TASK DESCRIPTION
Drop the images; return everything else in the listing below exactly.

DATA SHOWN
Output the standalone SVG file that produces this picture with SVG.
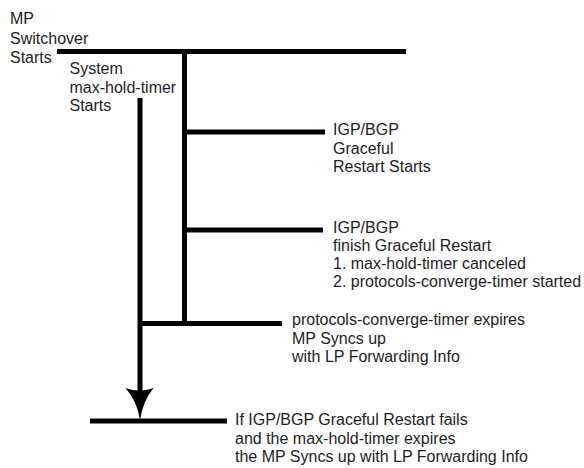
<svg xmlns="http://www.w3.org/2000/svg" width="584" height="468" viewBox="0 0 584 468">
<style>
  .ln { stroke: #000; stroke-width: 5; fill: none; stroke-linecap: butt; }
  .tx { font-family: "Liberation Sans", Arial, sans-serif; font-size: 16px; fill: #1e1e1e; }
</style>
<rect width="584" height="468" fill="#fff"/>
<g id="connectors">
  <line class="ln" x1="57" y1="51.5" x2="406" y2="51.5"/>
  <line class="ln" x1="184.5" y1="51.5" x2="184.5" y2="325.5"/>
  <line class="ln" x1="184.5" y1="132" x2="325" y2="132"/>
  <line class="ln" x1="184.5" y1="230" x2="323" y2="230"/>
  <line class="ln" x1="138" y1="323.5" x2="282" y2="323.5"/>
  <line class="ln" x1="140" y1="98" x2="140" y2="395"/>
  <path d="M125.5,388 Q139.5,393 153.5,388 Q143,401 140,420 Q137,401 125.5,388 Z" fill="#000"/>
  <line class="ln" x1="90" y1="421" x2="227" y2="421"/>
</g>
<g id="mp-switchover">
  <text class="tx" x="10" y="24">MP</text>
  <text class="tx" x="10" y="44">Switchover</text>
  <text class="tx" x="10" y="63">Starts</text>
</g>
<g id="system-timer">
  <text class="tx" x="69.5" y="74">System</text>
  <text class="tx" x="69.5" y="92.5">max-hold-timer</text>
  <text class="tx" x="69.5" y="111">Starts</text>
</g>
<g id="gr-starts">
  <text class="tx" x="333" y="135">IGP/BGP</text>
  <text class="tx" x="333" y="153.5">Graceful</text>
  <text class="tx" x="333" y="172">Restart Starts</text>
</g>
<g id="gr-finish">
  <text class="tx" x="333" y="232.5">IGP/BGP</text>
  <text class="tx" x="333" y="250.5">finish Graceful Restart</text>
  <text class="tx" x="333" y="268.5">1. max-hold-timer canceled</text>
  <text class="tx" x="333" y="286.5">2. protocols-converge-timer started</text>
</g>
<g id="converge-expires">
  <text class="tx" x="292" y="325">protocols-converge-timer expires</text>
  <text class="tx" x="292" y="343.5">MP Syncs up</text>
  <text class="tx" x="292" y="362">with LP Forwarding Info</text>
</g>
<g id="timer-expires">
  <text class="tx" x="235" y="425">If IGP/BGP Graceful Restart fails</text>
  <text class="tx" x="235" y="443.5">and the max-hold-timer expires</text>
  <text class="tx" x="235" y="462">the MP Syncs up with LP Forwarding Info</text>
</g>
</svg>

TASK OUTPUT
Output the standalone SVG file that produces this picture with SVG.
<svg xmlns="http://www.w3.org/2000/svg" width="584" height="468" viewBox="0 0 584 468">
<style>
  .ln { stroke: #000; stroke-width: 5; fill: none; stroke-linecap: butt; }
  .tx { font-family: "Liberation Sans", Arial, sans-serif; font-size: 16px; fill: #1e1e1e; }
</style>
<rect width="584" height="468" fill="#fff"/>
<g id="connectors">
  <line class="ln" x1="57" y1="51.5" x2="406" y2="51.5"/>
  <line class="ln" x1="184.5" y1="51.5" x2="184.5" y2="325.5"/>
  <line class="ln" x1="184.5" y1="132" x2="325" y2="132"/>
  <line class="ln" x1="184.5" y1="230" x2="323" y2="230"/>
  <line class="ln" x1="138" y1="323.5" x2="282" y2="323.5"/>
  <line class="ln" x1="140" y1="98" x2="140" y2="395"/>
  <path d="M125.5,388 Q139.5,393 153.5,388 Q143,401 140,420 Q137,401 125.5,388 Z" fill="#000"/>
  <line class="ln" x1="90" y1="421" x2="227" y2="421"/>
</g>
<g id="mp-switchover">
  <text class="tx" x="10" y="24">MP</text>
  <text class="tx" x="10" y="44">Switchover</text>
  <text class="tx" x="10" y="63">Starts</text>
</g>
<g id="system-timer">
  <text class="tx" x="69.5" y="74">System</text>
  <text class="tx" x="69.5" y="92.5">max-hold-timer</text>
  <text class="tx" x="69.5" y="111">Starts</text>
</g>
<g id="gr-starts">
  <text class="tx" x="333" y="135">IGP/BGP</text>
  <text class="tx" x="333" y="153.5">Graceful</text>
  <text class="tx" x="333" y="172">Restart Starts</text>
</g>
<g id="gr-finish">
  <text class="tx" x="333" y="232.5">IGP/BGP</text>
  <text class="tx" x="333" y="250.5">finish Graceful Restart</text>
  <text class="tx" x="333" y="268.5">1. max-hold-timer canceled</text>
  <text class="tx" x="333" y="286.5">2. protocols-converge-timer started</text>
</g>
<g id="converge-expires">
  <text class="tx" x="292" y="325">protocols-converge-timer expires</text>
  <text class="tx" x="292" y="343.5">MP Syncs up</text>
  <text class="tx" x="292" y="362">with LP Forwarding Info</text>
</g>
<g id="timer-expires">
  <text class="tx" x="235" y="425">If IGP/BGP Graceful Restart fails</text>
  <text class="tx" x="235" y="443.5">and the max-hold-timer expires</text>
  <text class="tx" x="235" y="462">the MP Syncs up with LP Forwarding Info</text>
</g>
</svg>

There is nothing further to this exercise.